• [Work to do]:
Starting at the top of the entries below, write out each line up to and including the one containing "const yTicks = [30,40,50,60,70,80,90];". Leave the pictures out.

* * *

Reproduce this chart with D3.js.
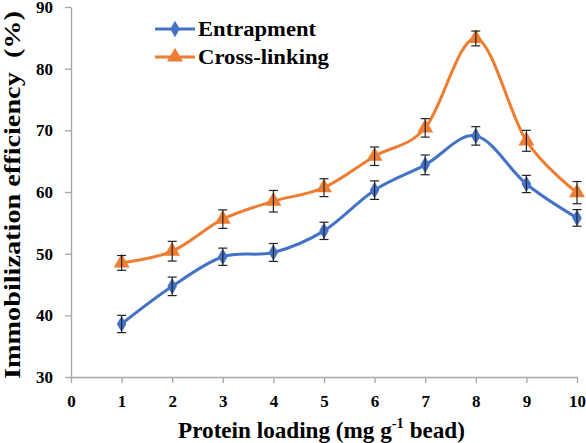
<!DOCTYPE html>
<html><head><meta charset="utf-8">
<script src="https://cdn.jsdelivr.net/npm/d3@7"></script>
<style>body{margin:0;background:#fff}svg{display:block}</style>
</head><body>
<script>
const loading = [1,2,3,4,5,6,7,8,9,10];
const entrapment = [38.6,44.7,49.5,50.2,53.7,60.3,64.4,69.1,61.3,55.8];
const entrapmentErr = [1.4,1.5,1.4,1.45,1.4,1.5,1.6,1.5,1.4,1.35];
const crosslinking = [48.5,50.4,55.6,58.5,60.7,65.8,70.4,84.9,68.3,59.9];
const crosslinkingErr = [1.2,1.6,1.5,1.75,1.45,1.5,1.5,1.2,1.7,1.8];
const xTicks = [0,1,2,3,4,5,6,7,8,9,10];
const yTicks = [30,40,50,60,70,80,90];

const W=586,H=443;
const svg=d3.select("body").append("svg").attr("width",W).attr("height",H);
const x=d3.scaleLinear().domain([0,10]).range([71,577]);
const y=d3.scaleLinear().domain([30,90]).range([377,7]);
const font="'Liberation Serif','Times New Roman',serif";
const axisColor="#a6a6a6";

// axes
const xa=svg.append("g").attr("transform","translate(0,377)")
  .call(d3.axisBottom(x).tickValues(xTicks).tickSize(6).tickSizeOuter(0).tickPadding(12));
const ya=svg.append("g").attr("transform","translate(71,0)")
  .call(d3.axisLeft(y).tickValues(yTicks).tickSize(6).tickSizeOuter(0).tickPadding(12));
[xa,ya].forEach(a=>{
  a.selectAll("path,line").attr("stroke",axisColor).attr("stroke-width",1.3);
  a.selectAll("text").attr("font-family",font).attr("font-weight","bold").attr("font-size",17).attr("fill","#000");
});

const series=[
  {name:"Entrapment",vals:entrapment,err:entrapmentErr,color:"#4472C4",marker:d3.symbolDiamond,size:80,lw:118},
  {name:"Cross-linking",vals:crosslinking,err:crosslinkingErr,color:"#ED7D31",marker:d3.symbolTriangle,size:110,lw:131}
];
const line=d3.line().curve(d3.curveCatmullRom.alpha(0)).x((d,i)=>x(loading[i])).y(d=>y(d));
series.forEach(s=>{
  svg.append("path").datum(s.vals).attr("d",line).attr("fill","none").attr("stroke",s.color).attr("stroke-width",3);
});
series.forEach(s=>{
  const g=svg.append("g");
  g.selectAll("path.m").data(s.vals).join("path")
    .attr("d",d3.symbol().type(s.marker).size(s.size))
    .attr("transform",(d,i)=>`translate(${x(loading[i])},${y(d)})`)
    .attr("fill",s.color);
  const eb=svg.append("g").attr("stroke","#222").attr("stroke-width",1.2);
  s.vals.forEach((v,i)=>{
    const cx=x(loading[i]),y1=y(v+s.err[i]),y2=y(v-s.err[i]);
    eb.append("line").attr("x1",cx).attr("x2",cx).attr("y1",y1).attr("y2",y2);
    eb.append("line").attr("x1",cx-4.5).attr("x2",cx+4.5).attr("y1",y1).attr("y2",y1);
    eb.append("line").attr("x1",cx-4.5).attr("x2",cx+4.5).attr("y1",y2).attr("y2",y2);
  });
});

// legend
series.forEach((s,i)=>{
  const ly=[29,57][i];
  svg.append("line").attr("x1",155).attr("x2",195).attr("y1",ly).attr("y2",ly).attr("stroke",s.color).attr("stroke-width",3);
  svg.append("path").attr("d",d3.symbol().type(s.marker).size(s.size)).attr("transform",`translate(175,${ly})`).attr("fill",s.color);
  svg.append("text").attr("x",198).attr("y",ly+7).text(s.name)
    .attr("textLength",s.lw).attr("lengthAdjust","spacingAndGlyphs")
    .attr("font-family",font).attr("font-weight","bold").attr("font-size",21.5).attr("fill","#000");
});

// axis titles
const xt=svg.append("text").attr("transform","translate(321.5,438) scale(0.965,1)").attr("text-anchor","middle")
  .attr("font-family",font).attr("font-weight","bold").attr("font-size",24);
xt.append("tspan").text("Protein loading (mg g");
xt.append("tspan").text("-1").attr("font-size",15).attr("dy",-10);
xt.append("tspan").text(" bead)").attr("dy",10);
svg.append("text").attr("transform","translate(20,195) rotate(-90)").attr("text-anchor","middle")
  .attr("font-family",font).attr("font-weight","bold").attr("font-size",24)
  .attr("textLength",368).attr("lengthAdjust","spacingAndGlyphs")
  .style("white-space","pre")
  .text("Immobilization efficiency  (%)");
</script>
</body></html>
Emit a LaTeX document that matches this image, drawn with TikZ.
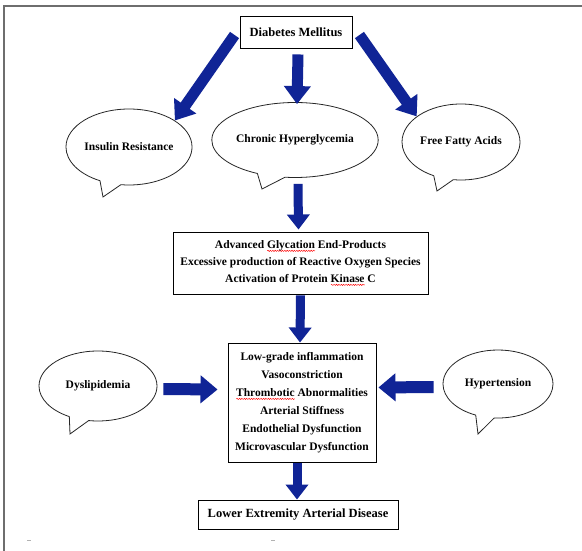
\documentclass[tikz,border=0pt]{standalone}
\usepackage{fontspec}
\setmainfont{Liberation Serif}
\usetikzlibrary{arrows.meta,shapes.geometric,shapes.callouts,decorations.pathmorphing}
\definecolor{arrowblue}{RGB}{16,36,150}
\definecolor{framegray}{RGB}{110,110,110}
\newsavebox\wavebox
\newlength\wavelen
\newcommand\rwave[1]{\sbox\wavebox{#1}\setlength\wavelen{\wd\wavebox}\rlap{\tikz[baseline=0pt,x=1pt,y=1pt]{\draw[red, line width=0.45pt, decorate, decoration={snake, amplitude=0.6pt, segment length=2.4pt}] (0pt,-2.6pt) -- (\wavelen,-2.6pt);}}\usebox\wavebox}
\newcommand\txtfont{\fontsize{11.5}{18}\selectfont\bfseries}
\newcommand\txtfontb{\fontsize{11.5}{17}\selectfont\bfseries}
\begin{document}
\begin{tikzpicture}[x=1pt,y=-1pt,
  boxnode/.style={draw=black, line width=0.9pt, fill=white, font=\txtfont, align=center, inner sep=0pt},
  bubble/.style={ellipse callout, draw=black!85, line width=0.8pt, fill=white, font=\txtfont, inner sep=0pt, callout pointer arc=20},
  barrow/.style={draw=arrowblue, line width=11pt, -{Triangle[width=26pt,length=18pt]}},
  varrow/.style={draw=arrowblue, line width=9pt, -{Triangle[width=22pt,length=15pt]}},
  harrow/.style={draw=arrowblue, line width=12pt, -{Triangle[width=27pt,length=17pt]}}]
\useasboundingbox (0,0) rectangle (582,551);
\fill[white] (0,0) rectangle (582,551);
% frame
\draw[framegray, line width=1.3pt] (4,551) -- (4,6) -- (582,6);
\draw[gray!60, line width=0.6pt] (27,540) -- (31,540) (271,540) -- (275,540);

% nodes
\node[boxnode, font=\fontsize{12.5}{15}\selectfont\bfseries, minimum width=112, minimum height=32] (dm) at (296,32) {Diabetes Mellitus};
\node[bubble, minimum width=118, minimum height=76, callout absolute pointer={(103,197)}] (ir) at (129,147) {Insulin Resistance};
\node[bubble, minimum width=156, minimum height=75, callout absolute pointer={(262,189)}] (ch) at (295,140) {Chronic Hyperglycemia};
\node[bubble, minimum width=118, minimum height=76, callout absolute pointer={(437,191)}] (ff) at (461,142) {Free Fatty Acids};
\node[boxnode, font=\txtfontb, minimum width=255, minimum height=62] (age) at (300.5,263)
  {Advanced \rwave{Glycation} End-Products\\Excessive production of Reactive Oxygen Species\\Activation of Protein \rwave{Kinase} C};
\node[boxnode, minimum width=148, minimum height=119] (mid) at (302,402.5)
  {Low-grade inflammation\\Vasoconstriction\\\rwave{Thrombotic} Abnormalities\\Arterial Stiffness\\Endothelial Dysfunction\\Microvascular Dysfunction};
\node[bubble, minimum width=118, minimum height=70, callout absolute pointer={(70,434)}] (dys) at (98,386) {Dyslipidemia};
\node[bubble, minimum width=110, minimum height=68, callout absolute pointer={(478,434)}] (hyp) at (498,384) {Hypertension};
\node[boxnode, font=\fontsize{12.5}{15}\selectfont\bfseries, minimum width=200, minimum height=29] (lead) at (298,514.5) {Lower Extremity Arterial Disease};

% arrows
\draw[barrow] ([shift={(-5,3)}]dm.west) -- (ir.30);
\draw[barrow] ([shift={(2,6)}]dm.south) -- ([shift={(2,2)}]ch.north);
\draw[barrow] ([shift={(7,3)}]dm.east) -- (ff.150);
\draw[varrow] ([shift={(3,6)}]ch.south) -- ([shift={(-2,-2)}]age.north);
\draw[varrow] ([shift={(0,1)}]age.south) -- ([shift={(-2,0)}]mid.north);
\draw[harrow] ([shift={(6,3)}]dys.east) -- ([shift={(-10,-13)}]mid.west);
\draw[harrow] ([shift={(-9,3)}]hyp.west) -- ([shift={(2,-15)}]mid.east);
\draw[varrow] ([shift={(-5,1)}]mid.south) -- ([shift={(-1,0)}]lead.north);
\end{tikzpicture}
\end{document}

* * *

• [Full output]:
Reproduce this chart with D3.js.
<!DOCTYPE html>
<html><head><meta charset="utf-8">
<script src="https://cdn.jsdelivr.net/npm/d3@7"></script>
<style>body{margin:0;background:#fff}svg{display:block}</style>
</head><body>
<script>
const loading = [1,2,3,4,5,6,7,8,9,10];
const entrapment = [38.6,44.7,49.5,50.2,53.7,60.3,64.4,69.1,61.3,55.8];
const entrapmentErr = [1.4,1.5,1.4,1.45,1.4,1.5,1.6,1.5,1.4,1.35];
const crosslinking = [48.5,50.4,55.6,58.5,60.7,65.8,70.4,84.9,68.3,59.9];
const crosslinkingErr = [1.2,1.6,1.5,1.75,1.45,1.5,1.5,1.2,1.7,1.8];
const xTicks = [0,1,2,3,4,5,6,7,8,9,10];
const yTicks = [30,40,50,60,70,80,90];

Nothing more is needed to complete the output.